DATA SHOWN >>

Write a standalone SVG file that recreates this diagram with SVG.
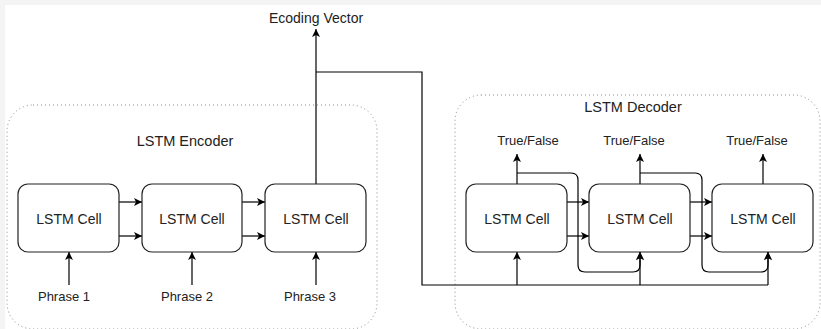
<svg xmlns="http://www.w3.org/2000/svg" width="821" height="329" viewBox="0 0 821 329">
<defs>
<marker id="ah" viewBox="0 0 10 10" refX="10" refY="5" markerWidth="8" markerHeight="8" markerUnits="userSpaceOnUse" orient="auto">
<path d="M0,0 L10,5 L0,10 L2.5,5 Z" fill="#000"/>
</marker>
<style>
.bg{fill:#ffffff}
.band{fill:#f4f4f4}
.cont{fill:none;stroke:#8a8a8a;stroke-width:1;stroke-dasharray:1 3}
.cell{fill:#ffffff;stroke:#222;stroke-width:1.2}
.t{font-family:"Liberation Sans",Arial,sans-serif;fill:#222;text-anchor:middle;dominant-baseline:central}
.cl{font-size:14px}
.tt{font-size:14.5px}
.sm{font-size:13px}
.ln{fill:none;stroke:#000;stroke-width:1.2}
.ar{fill:none;stroke:#000;stroke-width:1.2;marker-end:url(#ah)}
</style>
</defs>
<rect class="bg" x="0" y="0" width="821" height="329"/>
<rect class="band" x="0" y="0" width="821" height="5"/>
<rect class="band" x="0" y="0" width="5" height="329"/>

<g id="encoder">
<rect class="cont" x="7" y="105" width="370" height="224" rx="26" ry="26"/>
<text class="t tt" x="185" y="141">LSTM Encoder</text>
</g>
<g id="decoder">
<rect class="cont" x="455" y="95" width="365" height="234" rx="26" ry="26"/>
<text class="t tt" x="633" y="107">LSTM Decoder</text>
</g>

<g id="connectors">
<line class="ar" x1="119" y1="202" x2="142" y2="202"/>
<line class="ar" x1="119" y1="236" x2="142" y2="236"/>
<line class="ar" x1="242" y1="202" x2="265" y2="202"/>
<line class="ar" x1="242" y1="236" x2="265" y2="236"/>
<line class="ar" x1="69" y1="285" x2="69" y2="252"/>
<line class="ar" x1="192" y1="285" x2="192" y2="252"/>
<line class="ar" x1="316" y1="285" x2="316" y2="252"/>
<line class="ar" x1="316" y1="184" x2="316" y2="29"/>
<path class="ln" d="M316,72 H422 V285 H768"/>
<line class="ar" x1="517" y1="285" x2="517" y2="252"/>
<line class="ar" x1="640" y1="285" x2="640" y2="252"/>
<line class="ar" x1="768" y1="285" x2="768" y2="252"/>
<line class="ar" x1="517" y1="184" x2="517" y2="154"/>
<line class="ar" x1="640" y1="184" x2="640" y2="154"/>
<line class="ar" x1="763" y1="184" x2="763" y2="154"/>
<line class="ar" x1="567" y1="202" x2="589" y2="202"/>
<line class="ar" x1="567" y1="236" x2="589" y2="236"/>
<line class="ar" x1="690" y1="202" x2="712" y2="202"/>
<line class="ar" x1="690" y1="236" x2="712" y2="236"/>
<path class="ar" d="M517,173 H571 Q578,173 578,180 V265 Q578,272 585,272 H633 Q640,272 640,265 V252"/>
<path class="ar" d="M640,173 H695 Q702,173 702,180 V265 Q702,272 709,272 H761 Q768,272 768,265 V252"/>
</g>

<g id="enc-cell-1"><rect class="cell" x="18" y="184" width="101" height="68" rx="10"/><text class="t cl" x="69" y="219">LSTM Cell</text></g>
<g id="enc-cell-2"><rect class="cell" x="142" y="184" width="100" height="68" rx="10"/><text class="t cl" x="192" y="219">LSTM Cell</text></g>
<g id="enc-cell-3"><rect class="cell" x="265" y="184" width="101" height="68" rx="10"/><text class="t cl" x="316" y="219">LSTM Cell</text></g>
<g id="dec-cell-1"><rect class="cell" x="466" y="184" width="101" height="68" rx="10"/><text class="t cl" x="517" y="219">LSTM Cell</text></g>
<g id="dec-cell-2"><rect class="cell" x="589" y="184" width="101" height="68" rx="10"/><text class="t cl" x="640" y="219">LSTM Cell</text></g>
<g id="dec-cell-3"><rect class="cell" x="712" y="184" width="101" height="68" rx="10"/><text class="t cl" x="763" y="219">LSTM Cell</text></g>

<g id="labels">
<text class="t sm" x="64" y="296">Phrase 1</text>
<text class="t sm" x="187" y="296">Phrase 2</text>
<text class="t sm" x="310" y="296">Phrase 3</text>
<text class="t cl" x="316" y="18">Ecoding Vector</text>
<text class="t sm" x="528" y="140">True/False</text>
<text class="t sm" x="634" y="140">True/False</text>
<text class="t sm" x="757" y="140">True/False</text>
</g>
</svg>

EXERCISE AIM >> Return to the listing above and set it down exactly, leaving out its pictures.

WORKED SOLUTION >>
Write a standalone SVG file that recreates this diagram with SVG.
<svg xmlns="http://www.w3.org/2000/svg" width="821" height="329" viewBox="0 0 821 329">
<defs>
<marker id="ah" viewBox="0 0 10 10" refX="10" refY="5" markerWidth="8" markerHeight="8" markerUnits="userSpaceOnUse" orient="auto">
<path d="M0,0 L10,5 L0,10 L2.5,5 Z" fill="#000"/>
</marker>
<style>
.bg{fill:#ffffff}
.band{fill:#f4f4f4}
.cont{fill:none;stroke:#8a8a8a;stroke-width:1;stroke-dasharray:1 3}
.cell{fill:#ffffff;stroke:#222;stroke-width:1.2}
.t{font-family:"Liberation Sans",Arial,sans-serif;fill:#222;text-anchor:middle;dominant-baseline:central}
.cl{font-size:14px}
.tt{font-size:14.5px}
.sm{font-size:13px}
.ln{fill:none;stroke:#000;stroke-width:1.2}
.ar{fill:none;stroke:#000;stroke-width:1.2;marker-end:url(#ah)}
</style>
</defs>
<rect class="bg" x="0" y="0" width="821" height="329"/>
<rect class="band" x="0" y="0" width="821" height="5"/>
<rect class="band" x="0" y="0" width="5" height="329"/>

<g id="encoder">
<rect class="cont" x="7" y="105" width="370" height="224" rx="26" ry="26"/>
<text class="t tt" x="185" y="141">LSTM Encoder</text>
</g>
<g id="decoder">
<rect class="cont" x="455" y="95" width="365" height="234" rx="26" ry="26"/>
<text class="t tt" x="633" y="107">LSTM Decoder</text>
</g>

<g id="connectors">
<line class="ar" x1="119" y1="202" x2="142" y2="202"/>
<line class="ar" x1="119" y1="236" x2="142" y2="236"/>
<line class="ar" x1="242" y1="202" x2="265" y2="202"/>
<line class="ar" x1="242" y1="236" x2="265" y2="236"/>
<line class="ar" x1="69" y1="285" x2="69" y2="252"/>
<line class="ar" x1="192" y1="285" x2="192" y2="252"/>
<line class="ar" x1="316" y1="285" x2="316" y2="252"/>
<line class="ar" x1="316" y1="184" x2="316" y2="29"/>
<path class="ln" d="M316,72 H422 V285 H768"/>
<line class="ar" x1="517" y1="285" x2="517" y2="252"/>
<line class="ar" x1="640" y1="285" x2="640" y2="252"/>
<line class="ar" x1="768" y1="285" x2="768" y2="252"/>
<line class="ar" x1="517" y1="184" x2="517" y2="154"/>
<line class="ar" x1="640" y1="184" x2="640" y2="154"/>
<line class="ar" x1="763" y1="184" x2="763" y2="154"/>
<line class="ar" x1="567" y1="202" x2="589" y2="202"/>
<line class="ar" x1="567" y1="236" x2="589" y2="236"/>
<line class="ar" x1="690" y1="202" x2="712" y2="202"/>
<line class="ar" x1="690" y1="236" x2="712" y2="236"/>
<path class="ar" d="M517,173 H571 Q578,173 578,180 V265 Q578,272 585,272 H633 Q640,272 640,265 V252"/>
<path class="ar" d="M640,173 H695 Q702,173 702,180 V265 Q702,272 709,272 H761 Q768,272 768,265 V252"/>
</g>

<g id="enc-cell-1"><rect class="cell" x="18" y="184" width="101" height="68" rx="10"/><text class="t cl" x="69" y="219">LSTM Cell</text></g>
<g id="enc-cell-2"><rect class="cell" x="142" y="184" width="100" height="68" rx="10"/><text class="t cl" x="192" y="219">LSTM Cell</text></g>
<g id="enc-cell-3"><rect class="cell" x="265" y="184" width="101" height="68" rx="10"/><text class="t cl" x="316" y="219">LSTM Cell</text></g>
<g id="dec-cell-1"><rect class="cell" x="466" y="184" width="101" height="68" rx="10"/><text class="t cl" x="517" y="219">LSTM Cell</text></g>
<g id="dec-cell-2"><rect class="cell" x="589" y="184" width="101" height="68" rx="10"/><text class="t cl" x="640" y="219">LSTM Cell</text></g>
<g id="dec-cell-3"><rect class="cell" x="712" y="184" width="101" height="68" rx="10"/><text class="t cl" x="763" y="219">LSTM Cell</text></g>

<g id="labels">
<text class="t sm" x="64" y="296">Phrase 1</text>
<text class="t sm" x="187" y="296">Phrase 2</text>
<text class="t sm" x="310" y="296">Phrase 3</text>
<text class="t cl" x="316" y="18">Ecoding Vector</text>
<text class="t sm" x="528" y="140">True/False</text>
<text class="t sm" x="634" y="140">True/False</text>
<text class="t sm" x="757" y="140">True/False</text>
</g>
</svg>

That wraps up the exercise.